Na koniec zostawiłem sobie pole bitwy. Jest to bowiem ni mniej, ni więcej, jak swego rodzaju uproszczona gra społecznościowa. Można wybrać kilka różnych potyczek – od Helmowego Jaru po Czarną Bramę. Po samouczku, następuje bardzo słaby matchmaking, w związku z czym, łączenie z chętnymi do zabawy trwa naprawdę bardzo długo, a jak już udało mi się wykonać kilka kroków postacią, zawiesiła się. Podjąłem w sumie 3 próby, ale każda zakończyła się porażką i w zasadzie nie jestem w stanie wiele napisać na ten temat, poza tym, że jest to turówka – mamy czas na wykonanie ruchu oraz atak. I to w zasadzie wszystko, bez żadnych dodatkowych mechanik.
Jak wspomniałem wcześniej, pomysł takiej wędrówki szalenie mi się podoba i stanowi świetną okazję do lepszego poznania lub odświeżenia sobie informacji o Śródziemiu. Dodam, że przekonała mnie też sama realizacja od strony artystycznej. Oryginalne, filmowe czcionki, fragmenty wideo, nawet głosy prawdziwych aktorów podczas narracji. Ponadto, fajny pomysł przy odkrywaniu miejscówek – tło nie jest statyczne, a w miarę jak przesuwamy ekran, postaci również się poruszają. Po prostu zapętlona sekunda, dwie, fragmentu filmowego, która daje świetny efekt.
Niestety nie wszystko wyszło, a najsłabsze niestety są pola bitwy. Pomijając kwestie, o których wspomniałem wcześniej, mam wrażenie, że nie ma tu nic, co mogłoby przyciągnąć na dłużej. Mechanika jest prosta jak budowa cepa i nie skłania do dalszych rozgrywek. Kolejnym elementem są stosunkowe słabe elementy 3D i mizerne tekstury. Aczkolwiek to jestem w stanie zrozumieć, poprzez ograniczenia przeglądarki oraz zapewne chęci dotarcia z przekazem do jak największej liczby osób, również tych z gorszą konfiguracją swoich maszyn. Zdarzyła się również literówka we frazie „elfy przyszli”, ale to też mogę wybaczyć. Chociaż „Witamy w ŚródziemiE”? Od kiedy tego się nie odmienia?
Eksperyment ma to do siebie, że nie wszystko w nim musi grać. Zdaję sobie z tego sprawę i nie jestem surowy w swym osądzie, mało tego, uważam że mimo paru niedociągnięć, jest to kawał dobrej roboty, a przy okazji podwójny marketing.
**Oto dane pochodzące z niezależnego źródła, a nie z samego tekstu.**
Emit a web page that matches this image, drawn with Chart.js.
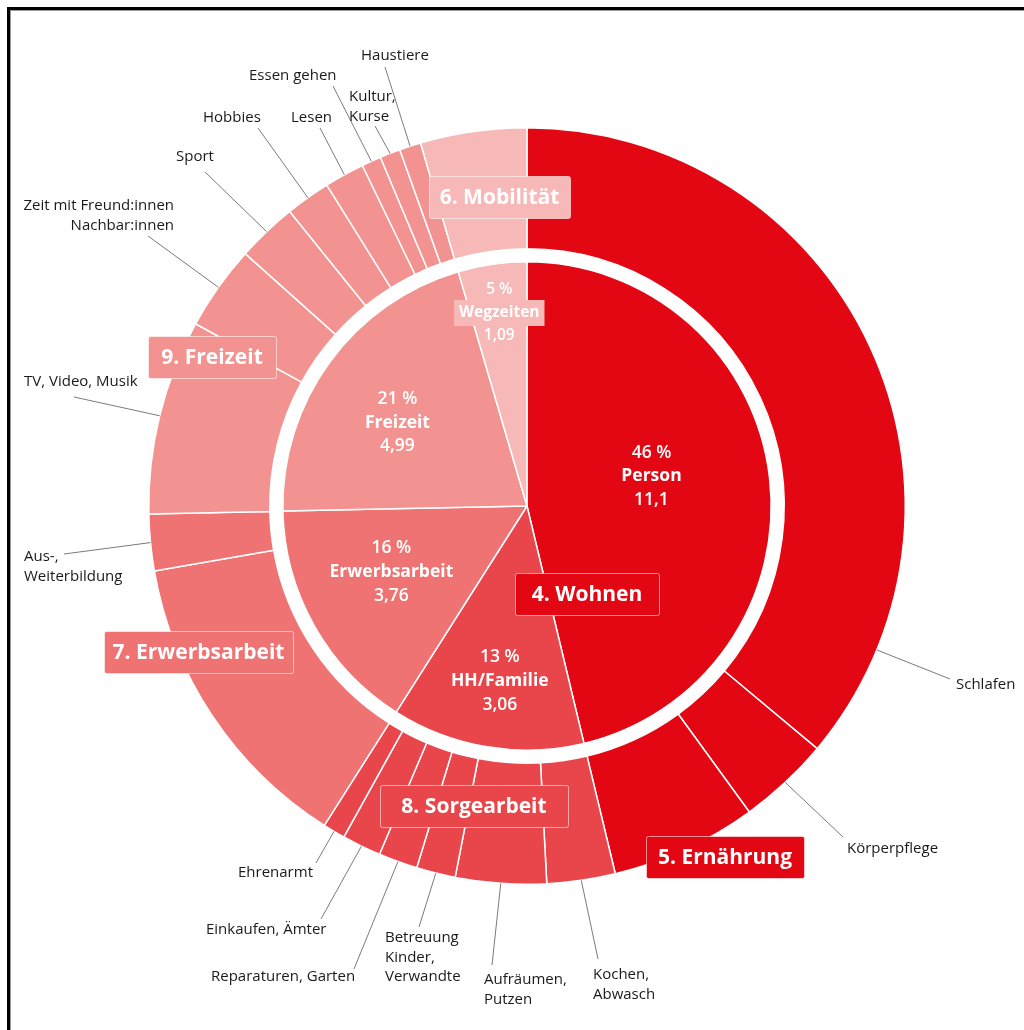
<!DOCTYPE html>
<html lang="de">
<head>
<meta charset="utf-8">
<title>Zeitverwendung</title>
<script src="https://cdn.jsdelivr.net/npm/chart.js@4.4.1/dist/chart.umd.min.js"></script>
<style>
  html, body { margin: 0; padding: 0; background: #fff; overflow: hidden; }
  #frame { position: absolute; left: 7px; top: 7px; width: 1100px; height: 1100px; border: 3px solid #000; box-shadow: inset 1px 1px 0 #999; }
  #wrap { position: absolute; left: 0; top: 0; width: 1024px; height: 1030px; }
</style>
</head>
<body>
<div id="frame"></div>
<div id="wrap"><canvas id="chart" width="1024" height="1030"></canvas></div>
<script>
// ==========================================================================
// 1. DATEN (Stunden pro Tag)
// ==========================================================================
const mainCategories = ['Person', 'HH/Familie', 'Erwerbsarbeit', 'Freizeit', 'Wegzeiten'];
const mainHours = [11.1, 3.06, 3.76, 4.99, 1.09];
const mainShares = ['46 %', '13 %', '16 %', '21 %', '5 %'];
const mainHourTexts = ['11,1', '3,06', '3,76', '4,99', '1,09'];

const subCategories = [
  'Schlafen', 'Körperpflege', 'Ernährung',
  'Kochen,\nAbwasch', 'Aufräumen,\nPutzen', 'Betreuung\nKinder,\nVerwandte',
  'Reparaturen, Garten', 'Einkaufen, Ämter', 'Ehrenarmt',
  'Erwerbsarbeit', 'Aus-,\nWeiterbildung',
  'TV, Video, Musik', 'Zeit mit Freund:innen\nNachbar:innen', 'Sport', 'Hobbies',
  'Lesen', 'Essen gehen', 'Kultur,\nKurse', 'Haustiere',
  'Wegzeiten'
];
const subHours = [8.66, 0.94, 1.50, 0.70, 0.93, 0.40, 0.40, 0.40, 0.23, 3.18, 0.58,
                  2.00, 0.87, 0.62, 0.46, 0.41, 0.20, 0.21, 0.22, 1.09];
const subParent = [0, 0, 0, 1, 1, 1, 1, 1, 1, 2, 2, 3, 3, 3, 3, 3, 3, 3, 3, 4];

const sectionTitles = ['4. Wohnen', '5. Ernährung', '6. Mobilität', '7. Erwerbsarbeit', '8. Sorgearbeit', '9. Freizeit'];
const sectionGroup = [0, 0, 4, 2, 1, 3];

// ==========================================================================
// 2. LAYOUT & FARBEN
// ==========================================================================
const mainColors = ['#e30613', '#e9464c', '#ef7372', '#f29391', '#f7b9b7'];
const FONT = '"Open Sans", "Noto Sans", sans-serif';

// Beschriftungen aussen: Textposition + Knick der Hinweislinie
const subLabelLayout = [
  { i: 0,  x: 956, y: 685, lx: 950, ly: 679, t: 0.865 },
  { i: 1,  x: 847, y: 849, lx: 843, ly: 837 },
  { i: 3,  x: 593, y: 975, lx: 598, ly: 959 },
  { i: 4,  x: 484, y: 980, lx: 492, ly: 965 },
  { i: 5,  x: 385, y: 938, lx: 419, ly: 927 },
  { i: 6,  x: 211, y: 977, lx: 354, ly: 969 },
  { i: 7,  x: 206, y: 930, lx: 321, ly: 919 },
  { i: 8,  x: 238, y: 873, lx: 316, ly: 863 },
  { i: 10, x: 24,  y: 557, lx: 64,  ly: 554 },
  { i: 11, x: 24,  y: 382, lx: 74,  ly: 397 },
  { i: 12, x: 174, y: 206, lx: 148, ly: 236, align: 'right' },
  { i: 13, x: 176, y: 157, lx: 205, ly: 172 },
  { i: 14, x: 203, y: 118, lx: 258, ly: 128 },
  { i: 15, x: 291, y: 118, lx: 320, ly: 128 },
  { i: 16, x: 249, y: 76,  lx: 333, ly: 86 },
  { i: 17, x: 349, y: 97,  lx: 375, ly: 126 },
  { i: 18, x: 361, y: 56,  lx: 385, ly: 67 }
];

// Beschriftungen innen: Radius + Winkelversatz zur Segmentmitte
const innerLabelLayout = [
  { r: 128, da: -6.7, size: 17.5, gap: 23.5 },
  { r: 177, da: -0.6, size: 17.5, gap: 24 },
  { r: 151, da: 3.3,  size: 17.5, gap: 24 },
  { r: 154, da: -3.5, size: 17.5, gap: 23.5 },
  { r: 195, da: 0,    size: 15.5, gap: 23, bg: true }
];

// Kästen mit Kapitelnummern
const sectionBoxLayout = [
  { x: 515, y: 573, w: 144, h: 42 },
  { x: 646, y: 836, w: 158, h: 42 },
  { x: 429, y: 176, w: 141, h: 42 },
  { x: 104, y: 631, w: 189, h: 42 },
  { x: 380, y: 785, w: 188, h: 42 },
  { x: 148, y: 336, w: 128, h: 42 }
];

// ==========================================================================
// 3. PLUGIN: Beschriftungen zeichnen
// ==========================================================================
const labelPlugin = {
  id: 'labelPlugin',
  afterDatasetsDraw(chart) {
    const ctx = chart.ctx;
    const outer = chart.getDatasetMeta(0).data;
    const inner = chart.getDatasetMeta(2).data;

    ctx.save();

    // Hinweislinien + Texte aussen
    ctx.strokeStyle = '#7a7a7a';
    ctx.lineWidth = 1;
    ctx.fillStyle = '#1a1a1a';
    ctx.font = '15px ' + FONT;
    ctx.textBaseline = 'middle';
    subLabelLayout.forEach(l => {
      const arc = outer[l.i];
      const t = l.t !== undefined ? l.t : 0.5;
      const a = arc.startAngle + (arc.endAngle - arc.startAngle) * t;
      const ex = arc.x + Math.cos(a) * arc.outerRadius;
      const ey = arc.y + Math.sin(a) * arc.outerRadius;
      ctx.beginPath();
      ctx.moveTo(l.lx, l.ly);
      ctx.lineTo(ex, ey);
      ctx.stroke();

      ctx.textAlign = l.align || 'left';
      subCategories[l.i].split('\n').forEach((line, k) => {
        ctx.fillText(line, l.x, l.y + k * 19.5);
      });
    });

    // Texte im inneren Kreis
    ctx.textAlign = 'center';
    inner.forEach((arc, i) => {
      const lay = innerLabelLayout[i];
      const a = (arc.startAngle + arc.endAngle) / 2 + lay.da * Math.PI / 180;
      const cx = arc.x + Math.cos(a) * lay.r;
      const cy = arc.y + Math.sin(a) * lay.r;
      if (lay.bg) {
        ctx.font = 'bold ' + lay.size + 'px ' + FONT;
        const w = ctx.measureText(mainCategories[i]).width;
        ctx.fillStyle = mainColors[i];
        ctx.fillRect(cx - w / 2 - 5, cy - 13, w + 10, 26);
      }
      ctx.fillStyle = '#fff';
      ctx.font = '600 ' + lay.size + 'px ' + FONT;
      ctx.fillText(mainShares[i], cx, cy - lay.gap);
      ctx.font = 'bold ' + lay.size + 'px ' + FONT;
      ctx.fillText(mainCategories[i], cx, cy);
      ctx.font = '600 ' + lay.size + 'px ' + FONT;
      ctx.fillText(mainHourTexts[i], cx, cy + lay.gap);
    });

    // Kapitel-Kästen
    ctx.font = 'bold 21px ' + FONT;
    sectionTitles.forEach((title, i) => {
      const b = sectionBoxLayout[i];
      ctx.fillStyle = mainColors[sectionGroup[i]];
      ctx.beginPath();
      ctx.roundRect(b.x + 0.5, b.y + 0.5, b.w, b.h, 2);
      ctx.fill();
      ctx.strokeStyle = 'rgba(255,255,255,0.55)';
      ctx.lineWidth = 1;
      ctx.stroke();
      ctx.fillStyle = '#fff';
      ctx.fillText(title, b.x + b.w / 2, b.y + b.h / 2 + 1);
    });

    ctx.restore();
  }
};

// ==========================================================================
// 4. CHART
// ==========================================================================
const chartCtx = document.getElementById('chart').getContext('2d');
new Chart(chartCtx, {
  type: 'doughnut',
  data: {
    labels: subCategories,
    datasets: [
      {
        data: subHours,
        backgroundColor: subParent.map(p => mainColors[p]),
        borderColor: '#fff',
        borderWidth: 1.5,
        weight: 121
      },
      {
        data: [mainHours.reduce((s, v) => s + v, 0)],
        backgroundColor: '#fff',
        borderWidth: 0,
        weight: 13
      },
      {
        data: mainHours,
        backgroundColor: mainColors,
        borderColor: '#fff',
        borderWidth: 1.5,
        weight: 244
      }
    ]
  },
  options: {
    responsive: false,
    animation: false,
    events: [],
    cutout: 0,
    layout: { padding: { left: 148, right: 118, top: 127, bottom: 145 } },
    plugins: {
      legend: { display: false },
      tooltip: { enabled: false }
    }
  },
  plugins: [labelPlugin]
});
</script>
</body>
</html>
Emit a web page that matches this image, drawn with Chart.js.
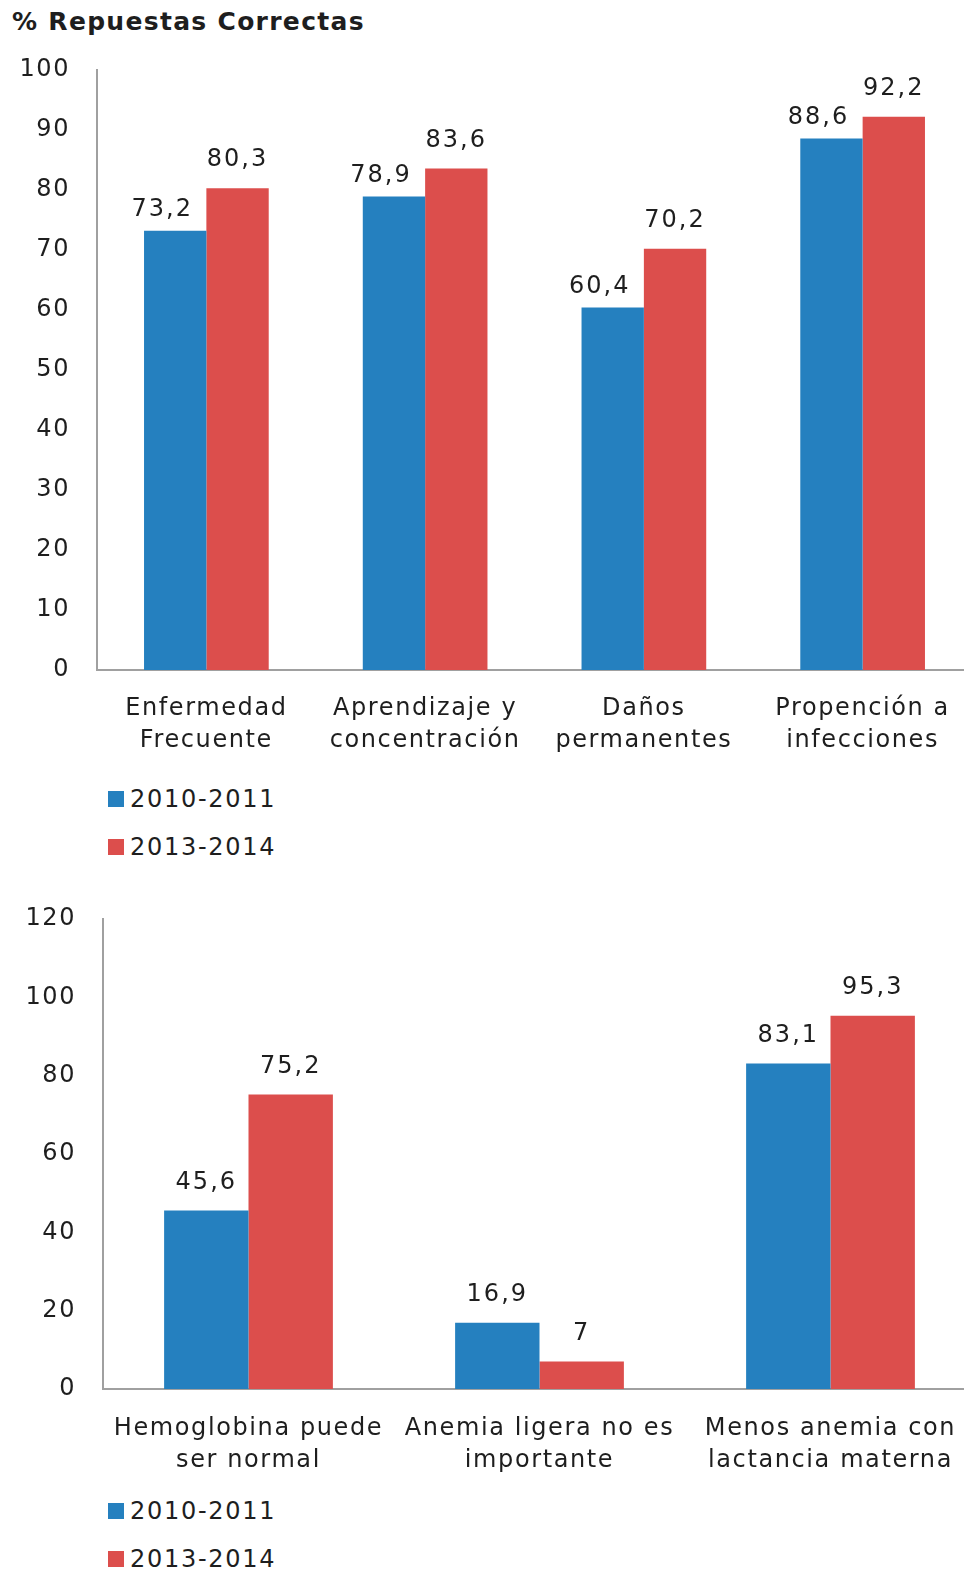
<!DOCTYPE html>
<html>
<head>
<meta charset="utf-8">
<script src="https://cdn.jsdelivr.net/npm/chart.js@4.4.1/dist/chart.umd.min.js"></script>
<style>
  html, body { margin: 0; padding: 0; background: #fff; overflow: hidden; }
  body { width: 964px; height: 1571px; position: relative; font-family: 'DejaVu Sans', sans-serif; color: #1e1e1e; }
  .title { position: absolute; left: 12px; top: 7px; font-size: 25px; font-weight: bold; letter-spacing: 1.3px; }
  .box { position: absolute; left: 0; }
  .legend { position: absolute; left: 108px; font-size: 24px; letter-spacing: 1.7px; }
  .legend div { height: 48px; line-height: 24px; }
  .legend span { display: inline-block; width: 16px; height: 16px; margin-right: 6px; vertical-align: 0px; }
</style>
</head>
<body>
<div class="title">% Repuestas Correctas</div>
<div class="box" style="top:0; width:972px; height:770px;"><canvas id="chartTop"></canvas></div>
<div class="legend" style="top:787px;">
  <div><span style="background:#2580BF"></span>2010-2011</div>
  <div><span style="background:#DC4E4C"></span>2013-2014</div>
</div>
<div class="box" style="top:880px; width:976px; height:600px;"><canvas id="chartBottom"></canvas></div>
<div class="legend" style="top:1499px;">
  <div><span style="background:#2580BF"></span>2010-2011</div>
  <div><span style="background:#DC4E4C"></span>2013-2014</div>
</div>

<script>
// top chart: consequences
var topLabels = [
    ['Enfermedad', 'Frecuente'],
    ['Aprendizaje y', 'concentración'],
    ['Daños', 'permanentes'],
    ['Propención a', 'infecciones']
];
var top2010 = [73.2, 78.9, 60.4, 88.6];
var top2013 = [80.3, 83.6, 70.2, 92.2];

// bottom chart: anemia beliefs
var bottomLabels = [
    ['Hemoglobina puede', 'ser normal'],
    ['Anemia ligera no es', 'importante'],
    ['Menos anemia con', 'lactancia materna']
];
var bottom2010 = [45.6, 16.9, 83.1];
var bottom2013 = [75.2, 7, 95.3];

var seriesNames = ['2010-2011', '2013-2014'];
var blue = '#2580BF';
var red = '#DC4E4C';

Chart.defaults.font.family = "'DejaVu Sans', sans-serif";
Chart.defaults.color = '#1e1e1e';

// wider tracking for all canvas text
var spacing = {
    id: 'spacing',
    beforeInit: function(chart) { chart.ctx.letterSpacing = '1.6px'; },
    beforeDraw: function(chart) { chart.ctx.letterSpacing = '1.6px'; }
};

// writes the value above each bar, comma as decimal mark;
// shift gives per-series [dx, dy] offsets from the bar top
var valueLabels = {
    id: 'valueLabels',
    afterDatasetsDraw: function(chart, args, opts) {
        var ctx = chart.ctx;
        var shift = opts.shift || [[0, -28], [0, -28]];
        ctx.save();
        ctx.letterSpacing = '2px';
        ctx.font = '24px "DejaVu Sans"';
        ctx.fillStyle = '#1e1e1e';
        ctx.textAlign = 'center';
        ctx.textBaseline = 'middle';
        chart.data.datasets.forEach(function(ds, i) {
            chart.getDatasetMeta(i).data.forEach(function(bar, j) {
                ctx.fillText(String(ds.data[j]).replace('.', ','), bar.x + shift[i][0], bar.y + shift[i][1]);
            });
        });
        ctx.restore();
    }
};

function makeChart(id, labels, a, b, max, step, yWidth, xHeight, topPad, catPct, xPad, shift) {
    return new Chart(document.getElementById(id), {
        type: 'bar',
        data: {
            labels: labels,
            datasets: [
                { label: seriesNames[0], data: a, backgroundColor: blue },
                { label: seriesNames[1], data: b, backgroundColor: red }
            ]
        },
        options: {
            responsive: true,
            maintainAspectRatio: false,
            animation: false,
            categoryPercentage: catPct,
            barPercentage: 1,
            layout: { padding: { top: topPad, left: 0, right: 0, bottom: 0 } },
            plugins: {
                legend: { display: false },
                tooltip: { enabled: false },
                valueLabels: { shift: shift }
            },
            scales: {
                x: {
                    grid: { display: false },
                    border: { display: true, color: '#a0a0a0', width: 2 },
                    ticks: { font: { size: 24, lineHeight: 1.33 }, padding: xPad, maxRotation: 0, autoSkip: false },
                    afterFit: function(s) { s.height = xHeight; }
                },
                y: {
                    min: 0,
                    max: max,
                    grid: { display: false },
                    border: { display: true, color: '#a0a0a0', width: 2 },
                    ticks: { stepSize: step, font: { size: 24 }, padding: 19 },
                    afterFit: function(s) { s.width = yWidth; }
                }
            }
        },
        plugins: [spacing, valueLabels]
    });
}

makeChart('chartTop', topLabels, top2010, top2013, 100, 10, 97, 100, 70, 0.57, 15, [[-13, -21], [0, -28]]);
makeChart('chartBottom', bottomLabels, bottom2010, bottom2013, 120, 20, 103, 91, 39, 0.58, 16, [[0, -28], [0, -28]]);
</script>
</body>
</html>
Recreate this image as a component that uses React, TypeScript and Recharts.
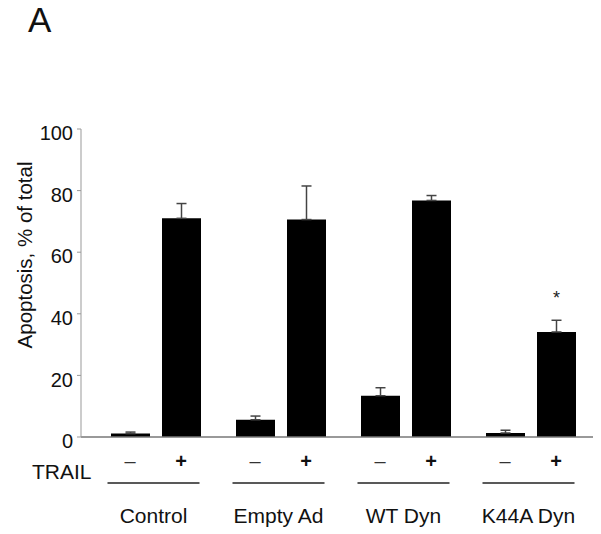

Oprócz bowiem oczywistej promocji filmu, jeśli odpalicie wirtualną podróż po Śródziemiu w innej przeglądarce niż Chrome, zostaniecie poproszeni o zainstalowanie właśnie tej, ponieważ nie wszystkie opcje będą działać poprawnie. Tak czy siak, ja na pewno, już po skończeniu tego wpisu, udam się jeszcze choć na chwilę w wędrówkę śladami bohaterów. Ostrzegam, można wsiąknąć!